Uroda - Quinn Fabray
Śpiew - Quinn Fabray
Zachowanie [i zarazem gra aktorska] - Quinn Fabray [chyba nikt nie zagrał tak wrednej jędzy ja w pierwszych odcinkach, i potem nie przeszedł takiej transformacji jak ona ;]]
Wszystko Quinn, głownie dlatego że ją wiecej było...
Uroda - Santana chociaż Quinn również jest piękna )
Śpiew - chyba lepsza jest Santana ( w Bad romance jak zawyła aww)
Gra aktorska - Quinn, Santany jest mało
haha a Britt i tak wymiata haha
Uroda - Quinn
Śpiew - Santana (myślę, że Quinn nie dałaby rady zaśpiewać "z pazurem", za to Santana potrafi śpiewać i delikatnie, i ostro.

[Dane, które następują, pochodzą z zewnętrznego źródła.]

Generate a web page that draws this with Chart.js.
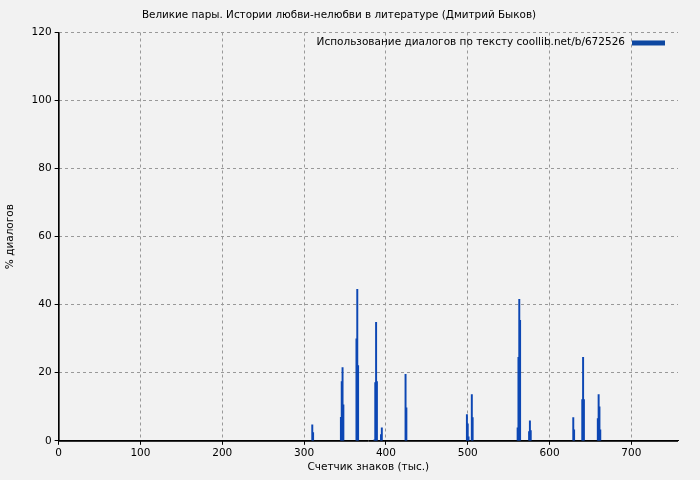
<!DOCTYPE html>
<html><head><meta charset="utf-8">
<script src="https://cdn.jsdelivr.net/npm/chart.js@4"></script>
<style>html,body{margin:0;background:#f2f2f2}#wrap{width:700px;height:480px}</style>
</head><body><div id="wrap"><canvas id="c"></canvas></div>
<script>
// Data: position (тыс. знаков) and % dialogues
const positions = [310,311, 345,346,347,348, 364,365,366, 386,387,388,389,394,395, 424,425,
  499,500,501,505,506, 561,562,563,564, 575,576,577, 629,630, 640,641,642, 659,660,661,662];
const percents  = [4.7,2.4, 6.9,17.4,21.5,10.6, 30,44.5,22.1, 0.3,17.1,34.8,17.4,1.8,3.8, 19.5,9.7,
  7.7,5,1.2,13.6,6.8, 3.8,24.5,41.6,35.4, 2.7,5.9,3.0, 6.8,3.2, 12.1,24.5,12.1, 6.5,13.6,10,3.2];
const xTicks = [0,100,200,300,400,500,600,700];
const legendLabel = 'Использование диалогов по тексту coollib.net/b/672526';
const FONT = 'DejaVu Sans';

const legendPlugin = {
  id: 'legendBox',
  afterDraw(chart) {
    const {ctx, chartArea: a} = chart;
    ctx.save();
    // solid frame
    ctx.strokeStyle = '#000'; ctx.lineWidth = 1; ctx.setLineDash([]);
    ctx.beginPath();
    ctx.moveTo(a.left + 0.5, a.top); ctx.lineTo(a.left + 0.5, a.bottom + 0.5); ctx.lineTo(a.right, a.bottom + 0.5);
    ctx.stroke();
    ctx.font = '10.5px ' + FONT;
    ctx.fillStyle = '#000';
    ctx.textAlign = 'right';
    ctx.textBaseline = 'middle';
    ctx.fillText(legendLabel, a.right - 53, a.top + 10);
    ctx.fillStyle = '#0d47a1';
    ctx.fillRect(a.right - 46, a.top + 8, 33, 5);
    ctx.restore();
  }
};

new Chart(document.getElementById('c'), {
  type: 'bar',
  data: { datasets: [{
    data: positions.map((p, i) => ({x: p, y: percents[i]})),
    backgroundColor: '#0d47b4', barThickness: 1.3, grouped: false
  }]},
  options: {
    responsive: true, maintainAspectRatio: false, animation: false,
    layout: { padding: {left: 0, right: 22, top: 0, bottom: 2} },
    plugins: {
      legend: {display: false}, tooltip: {enabled: false},
      title: {display: true, text: 'Великие пары. Истории любви-нелюбви в литературе (Дмитрий Быков)',
        color: '#000', font: {family: FONT, size: 10.4, weight: 'normal'}, padding: {top: 9, bottom: 11}}
    },
    scales: {
      x: { type: 'linear', min: 0, max: 757, offset: false,
        afterBuildTicks: s => { s.ticks = xTicks.map(v => ({value: v})); },
        border: {color: '#000', width: 1, dash: [3, 3]},
        grid: {color: '#999', tickColor: '#000', tickLength: 4, offset: false},
        ticks: {color: '#000', font: {family: FONT, size: 10.5}, padding: 2},
        title: {display: true, text: 'Счетчик знаков (тыс.)', color: '#000', font: {family: FONT, size: 10.5}, padding: {top: 0}}
      },
      y: { min: 0, max: 120,
        border: {color: '#000', width: 1, dash: [3, 3]},
        grid: {color: '#999', tickColor: '#000', tickLength: 4},
        ticks: {stepSize: 20, color: '#000', font: {family: FONT, size: 10.5}, padding: 3},
        title: {display: true, text: '% диалогов', color: '#000', font: {family: FONT, size: 10.5}, padding: {bottom: 12}}
      }
    }
  },
  plugins: [legendPlugin, {
    id: 'bg',
    beforeDraw(chart) {
      const ctx = chart.ctx;
      ctx.save(); ctx.fillStyle = '#f2f2f2'; ctx.fillRect(0, 0, chart.width, chart.height); ctx.restore();
    }
  }]
});
</script></body></html>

No i oczywiście "Trouty mouth" przebija wszystko ;D)
Gra aktorska - aktorsko są według mnie na równi. Santana gra ciekawszą postać, ale to nie wina Agron, że dali jej taki skopany scenariusz.
Santanę z odcinka na odcinek lubię co raz bardziej^^ W pełnej wersji Bad Romance genialnie śpiewa po francusku^^ BOSKO!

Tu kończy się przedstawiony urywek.